>>>

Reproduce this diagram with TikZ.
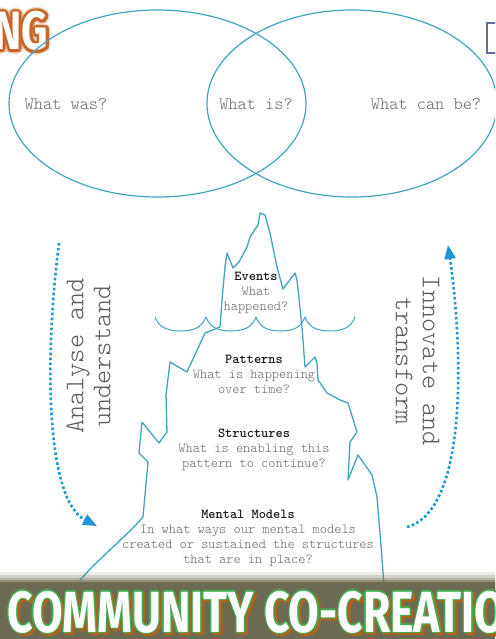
\documentclass[tikz,border=0pt]{standalone}
\usepackage{fontspec}
\setmonofont{Latin Modern Mono Light}
\newfontfamily\bannerfont{Fira Sans}
\usetikzlibrary{arrows.meta,calc}

\definecolor{ice}{RGB}{66,164,188}
\definecolor{flow}{RGB}{28,150,212}
\definecolor{label}{RGB}{100,100,100}
\definecolor{head}{RGB}{25,25,25}
\definecolor{rust}{RGB}{200,102,38}
\definecolor{olive}{RGB}{108,106,80}
\definecolor{leaf}{RGB}{70,170,80}
\definecolor{shade}{RGB}{170,100,30}
\definecolor{slate}{RGB}{96,110,150}

\newcommand\headword{\bannerfont\bfseries\fontsize{54}{54}\selectfont\scalebox{0.76}[1]{NG}}
\newcommand\bannerword{\bannerfont\bfseries\fontsize{58}{58}\selectfont\scalebox{0.765}[1]{COMMUNITY CO-CREATIO}}

\begin{document}
\begin{tikzpicture}[x=1pt,y=-1pt,
  outline/.style={draw=ice, line width=1.3pt, line join=round},
  question/.style={font=\ttfamily\fontsize{17.5}{20}\selectfont, text=label},
  level/.style={font=\ttfamily\fontsize{13.7}{15}\selectfont, text=label, align=center},
  aside/.style={font=\ttfamily\fontsize{27}{27}\selectfont, text=label!90!black, align=center},
  flowline/.style={draw=flow, line width=2.6pt, dash pattern=on 2.6pt off 2.4pt,
    -{Triangle[length=14pt,width=11pt]}}]
\useasboundingbox (0,0) rectangle (495,639);
\clip (0,0) rectangle (495,639);
\fill[white] (0,0) rectangle (495,639);

\coordinate (P) at (157.5,103.5);
\coordinate (F) at (352,103.5);
\coordinate (a1) at (59,243);
\coordinate (a2) at (97,526);
\coordinate (b1) at (407,527);
\coordinate (b2) at (448,245);
\coordinate (ng) at (52,50);
\coordinate (cc) at (4,632);

\foreach \a in {0,30,...,330}
  \node[anchor=base east, text=rust!45, opacity=0.5] (glow\a) at ($(ng)+(\a:4.5)$) {\headword};
\foreach \a in {0,30,...,330}
  \node[anchor=base east, text=rust] (rim\a) at ($(ng)+(\a:2.4)$) {\headword};
\node[anchor=base east, text=white] (title) at (ng) {\headword};

\draw[slate, line width=1.6pt, fill=white] (487,23) rectangle (510,53);

\draw[outline, line width=1.2pt] (P) ellipse [x radius=148.5, y radius=93.5];
\draw[outline, line width=1.2pt] (F) ellipse [x radius=145, y radius=93.5];
\node[question] (was) at (66,104) {What was?};
\node[question] (is) at (256,104) {What is?};
\node[question] (canbe) at (426,104) {What can be?};

\draw[outline] (80,580) -- (92,567) -- (133,528) -- (143,517) -- (148,462) -- (139,453)
  -- (142,422) -- (159,443) -- (167,432) -- (166,395) -- (170,362) -- (187,372)
  -- (205,333) -- (220,327) -- (222,300) -- (225,267) -- (227,253) -- (233,268)
  -- (239,262) -- (247,247) -- (250,237) -- (258,225) -- (260,213) -- (265,215)
  -- (270,233) -- (277,267) -- (283,289) -- (295,273) -- (297,280) -- (302,327)
  -- (305,367) -- (315,357) -- (317,363) -- (318,380) -- (327,393) -- (340,400)
  -- (348,403) -- (357,432) -- (350,442) -- (348,480) -- (358,455) -- (372,475)
  -- (377,497) -- (380,533) -- (384,585);

\foreach \a/\b in {155/206,206/256,256/305,305/355}
  \draw[outline, line width=1pt] (\a,317) .. controls (\a+4,328) and ({(\a+\b)/2-12},331)
    .. ({(\a+\b)/2},331) .. controls ({(\a+\b)/2+12},331) and (\b-4,328) .. (\b,317);

\node[level] (events) at (256,293) {{\bfseries\color{head}Events}\\What\\happened?};
\node[level] (patterns) at (254,374) {{\bfseries\color{head}Patterns}\\What is happening\\over time?};
\node[level] (structures) at (254,450) {{\bfseries\color{head}Structures}\\What is enabling this\\pattern to continue?};
\node[level] (models) at (248,538) {{\bfseries\color{head}Mental Models}\\In what ways our mental models\\created or sustained the structures\\that are in place?};

\node[aside, rotate=90] (analyse) at (88.5,356) {Analyse and\\understand};
\node[aside, rotate=-90] (innovate) at (417.5,361) {Innovate and\\transform};

\draw[flowline] (a1) .. controls (44,360) and (46,500) .. (a2);
\draw[flowline] (b1) .. controls (470,510) and (462,340) .. (b2);

\foreach \d/\o in {10/0.12,7/0.2,4/0.3,2/0.45,0/1}
  \fill[olive, opacity=\o, rounded corners=6pt] (-20,582-\d) rectangle (515,660);

\foreach \a in {0,45,...,315}
  \node[anchor=base west, text=shade] (drop\a) at ($(cc)+(2.5,2.5)+(\a:1.2)$) {\bannerword};
\foreach \a in {0,45,...,315}
  \node[anchor=base west, text=leaf] (edge\a) at ($(cc)+(\a:1.3)$) {\bannerword};
\node[anchor=base west, text=white] (banner) at (cc) {\bannerword};
\end{tikzpicture}
\end{document}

<<<

Restate the data above word for word. Do not include the images.

§ **Response to the task**
Reproduce this diagram with TikZ.
\documentclass[tikz,border=0pt]{standalone}
\usepackage{fontspec}
\setmonofont{Latin Modern Mono Light}
\newfontfamily\bannerfont{Fira Sans}
\usetikzlibrary{arrows.meta,calc}

\definecolor{ice}{RGB}{66,164,188}
\definecolor{flow}{RGB}{28,150,212}
\definecolor{label}{RGB}{100,100,100}
\definecolor{head}{RGB}{25,25,25}
\definecolor{rust}{RGB}{200,102,38}
\definecolor{olive}{RGB}{108,106,80}
\definecolor{leaf}{RGB}{70,170,80}
\definecolor{shade}{RGB}{170,100,30}
\definecolor{slate}{RGB}{96,110,150}

\newcommand\headword{\bannerfont\bfseries\fontsize{54}{54}\selectfont\scalebox{0.76}[1]{NG}}
\newcommand\bannerword{\bannerfont\bfseries\fontsize{58}{58}\selectfont\scalebox{0.765}[1]{COMMUNITY CO-CREATIO}}

\begin{document}
\begin{tikzpicture}[x=1pt,y=-1pt,
  outline/.style={draw=ice, line width=1.3pt, line join=round},
  question/.style={font=\ttfamily\fontsize{17.5}{20}\selectfont, text=label},
  level/.style={font=\ttfamily\fontsize{13.7}{15}\selectfont, text=label, align=center},
  aside/.style={font=\ttfamily\fontsize{27}{27}\selectfont, text=label!90!black, align=center},
  flowline/.style={draw=flow, line width=2.6pt, dash pattern=on 2.6pt off 2.4pt,
    -{Triangle[length=14pt,width=11pt]}}]
\useasboundingbox (0,0) rectangle (495,639);
\clip (0,0) rectangle (495,639);
\fill[white] (0,0) rectangle (495,639);

\coordinate (P) at (157.5,103.5);
\coordinate (F) at (352,103.5);
\coordinate (a1) at (59,243);
\coordinate (a2) at (97,526);
\coordinate (b1) at (407,527);
\coordinate (b2) at (448,245);
\coordinate (ng) at (52,50);
\coordinate (cc) at (4,632);

\foreach \a in {0,30,...,330}
  \node[anchor=base east, text=rust!45, opacity=0.5] (glow\a) at ($(ng)+(\a:4.5)$) {\headword};
\foreach \a in {0,30,...,330}
  \node[anchor=base east, text=rust] (rim\a) at ($(ng)+(\a:2.4)$) {\headword};
\node[anchor=base east, text=white] (title) at (ng) {\headword};

\draw[slate, line width=1.6pt, fill=white] (487,23) rectangle (510,53);

\draw[outline, line width=1.2pt] (P) ellipse [x radius=148.5, y radius=93.5];
\draw[outline, line width=1.2pt] (F) ellipse [x radius=145, y radius=93.5];
\node[question] (was) at (66,104) {What was?};
\node[question] (is) at (256,104) {What is?};
\node[question] (canbe) at (426,104) {What can be?};

\draw[outline] (80,580) -- (92,567) -- (133,528) -- (143,517) -- (148,462) -- (139,453)
  -- (142,422) -- (159,443) -- (167,432) -- (166,395) -- (170,362) -- (187,372)
  -- (205,333) -- (220,327) -- (222,300) -- (225,267) -- (227,253) -- (233,268)
  -- (239,262) -- (247,247) -- (250,237) -- (258,225) -- (260,213) -- (265,215)
  -- (270,233) -- (277,267) -- (283,289) -- (295,273) -- (297,280) -- (302,327)
  -- (305,367) -- (315,357) -- (317,363) -- (318,380) -- (327,393) -- (340,400)
  -- (348,403) -- (357,432) -- (350,442) -- (348,480) -- (358,455) -- (372,475)
  -- (377,497) -- (380,533) -- (384,585);

\foreach \a/\b in {155/206,206/256,256/305,305/355}
  \draw[outline, line width=1pt] (\a,317) .. controls (\a+4,328) and ({(\a+\b)/2-12},331)
    .. ({(\a+\b)/2},331) .. controls ({(\a+\b)/2+12},331) and (\b-4,328) .. (\b,317);

\node[level] (events) at (256,293) {{\bfseries\color{head}Events}\\What\\happened?};
\node[level] (patterns) at (254,374) {{\bfseries\color{head}Patterns}\\What is happening\\over time?};
\node[level] (structures) at (254,450) {{\bfseries\color{head}Structures}\\What is enabling this\\pattern to continue?};
\node[level] (models) at (248,538) {{\bfseries\color{head}Mental Models}\\In what ways our mental models\\created or sustained the structures\\that are in place?};

\node[aside, rotate=90] (analyse) at (88.5,356) {Analyse and\\understand};
\node[aside, rotate=-90] (innovate) at (417.5,361) {Innovate and\\transform};

\draw[flowline] (a1) .. controls (44,360) and (46,500) .. (a2);
\draw[flowline] (b1) .. controls (470,510) and (462,340) .. (b2);

\foreach \d/\o in {10/0.12,7/0.2,4/0.3,2/0.45,0/1}
  \fill[olive, opacity=\o, rounded corners=6pt] (-20,582-\d) rectangle (515,660);

\foreach \a in {0,45,...,315}
  \node[anchor=base west, text=shade] (drop\a) at ($(cc)+(2.5,2.5)+(\a:1.2)$) {\bannerword};
\foreach \a in {0,45,...,315}
  \node[anchor=base west, text=leaf] (edge\a) at ($(cc)+(\a:1.3)$) {\bannerword};
\node[anchor=base west, text=white] (banner) at (cc) {\bannerword};
\end{tikzpicture}
\end{document}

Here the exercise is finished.